* **GIVEN EXERCISE**
Identify all lines below that hold "this" and collect them.

* **SOURCE RECORDS**
━━━━

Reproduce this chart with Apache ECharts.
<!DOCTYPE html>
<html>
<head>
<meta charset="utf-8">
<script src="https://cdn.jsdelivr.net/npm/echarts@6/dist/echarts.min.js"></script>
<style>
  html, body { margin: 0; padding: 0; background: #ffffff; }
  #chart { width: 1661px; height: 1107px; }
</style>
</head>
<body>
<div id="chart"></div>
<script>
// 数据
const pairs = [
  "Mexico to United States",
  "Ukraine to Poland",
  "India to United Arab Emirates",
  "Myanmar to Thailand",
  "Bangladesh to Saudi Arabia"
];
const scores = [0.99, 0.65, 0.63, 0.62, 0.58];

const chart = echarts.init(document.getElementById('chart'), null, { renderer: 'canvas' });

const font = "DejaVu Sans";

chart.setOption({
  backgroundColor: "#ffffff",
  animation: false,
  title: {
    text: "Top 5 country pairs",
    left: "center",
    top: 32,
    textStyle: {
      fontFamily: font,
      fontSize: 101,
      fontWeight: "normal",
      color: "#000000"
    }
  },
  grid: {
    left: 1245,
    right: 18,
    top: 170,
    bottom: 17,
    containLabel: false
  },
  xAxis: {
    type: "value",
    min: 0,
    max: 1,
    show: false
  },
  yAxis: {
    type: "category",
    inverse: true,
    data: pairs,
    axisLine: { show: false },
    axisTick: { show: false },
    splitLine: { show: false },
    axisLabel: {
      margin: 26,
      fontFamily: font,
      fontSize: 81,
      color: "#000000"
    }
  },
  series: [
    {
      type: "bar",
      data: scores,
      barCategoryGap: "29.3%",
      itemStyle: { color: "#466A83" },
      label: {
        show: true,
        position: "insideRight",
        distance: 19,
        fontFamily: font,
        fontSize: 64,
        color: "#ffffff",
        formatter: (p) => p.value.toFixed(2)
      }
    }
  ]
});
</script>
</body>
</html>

━━━━

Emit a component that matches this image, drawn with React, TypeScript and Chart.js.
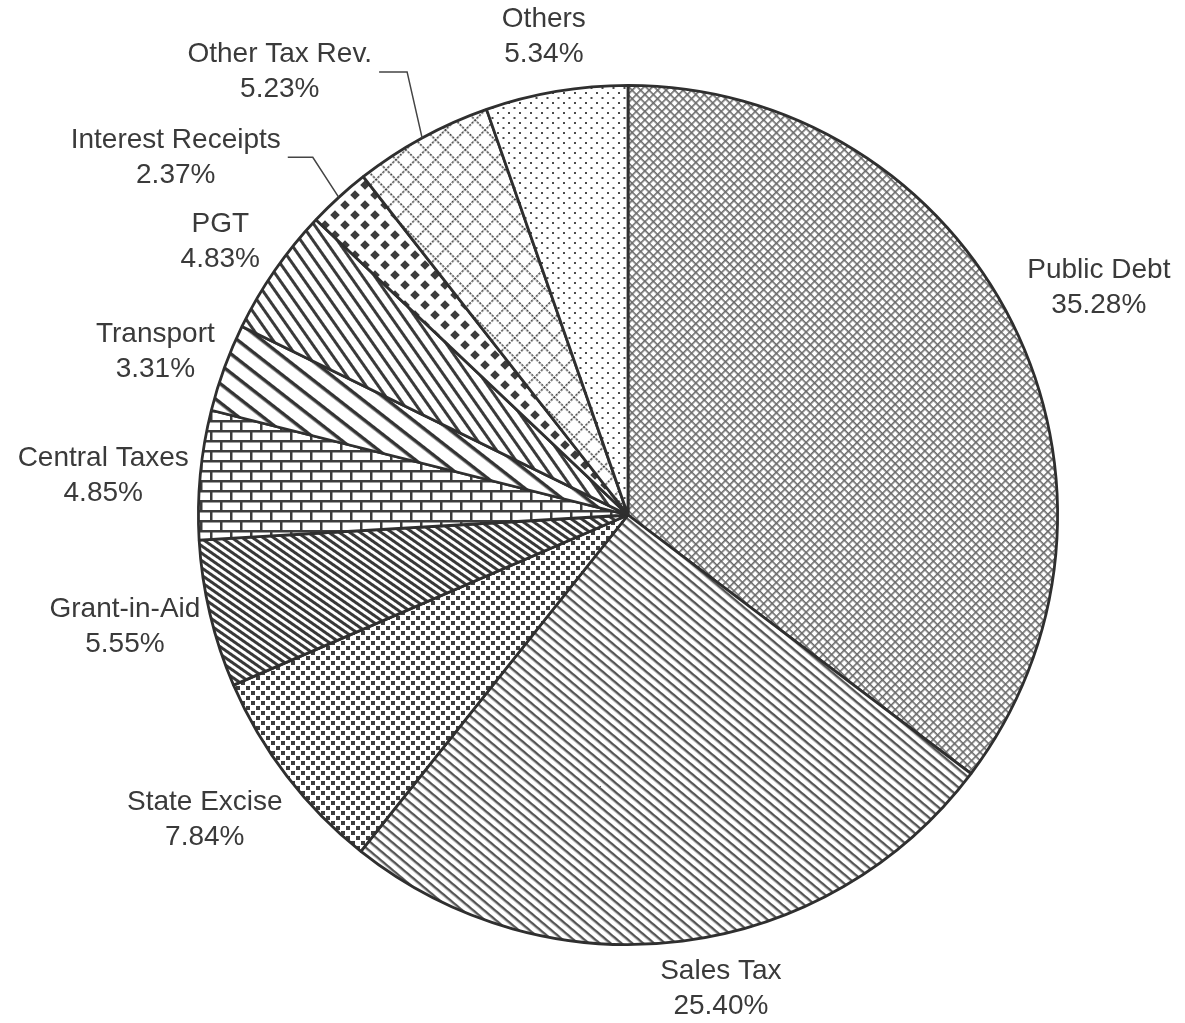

━━━━

* **FINAL RESULT**
Reproduce this chart with Apache ECharts.
Emit a component that matches this image, drawn with React, TypeScript and Chart.js.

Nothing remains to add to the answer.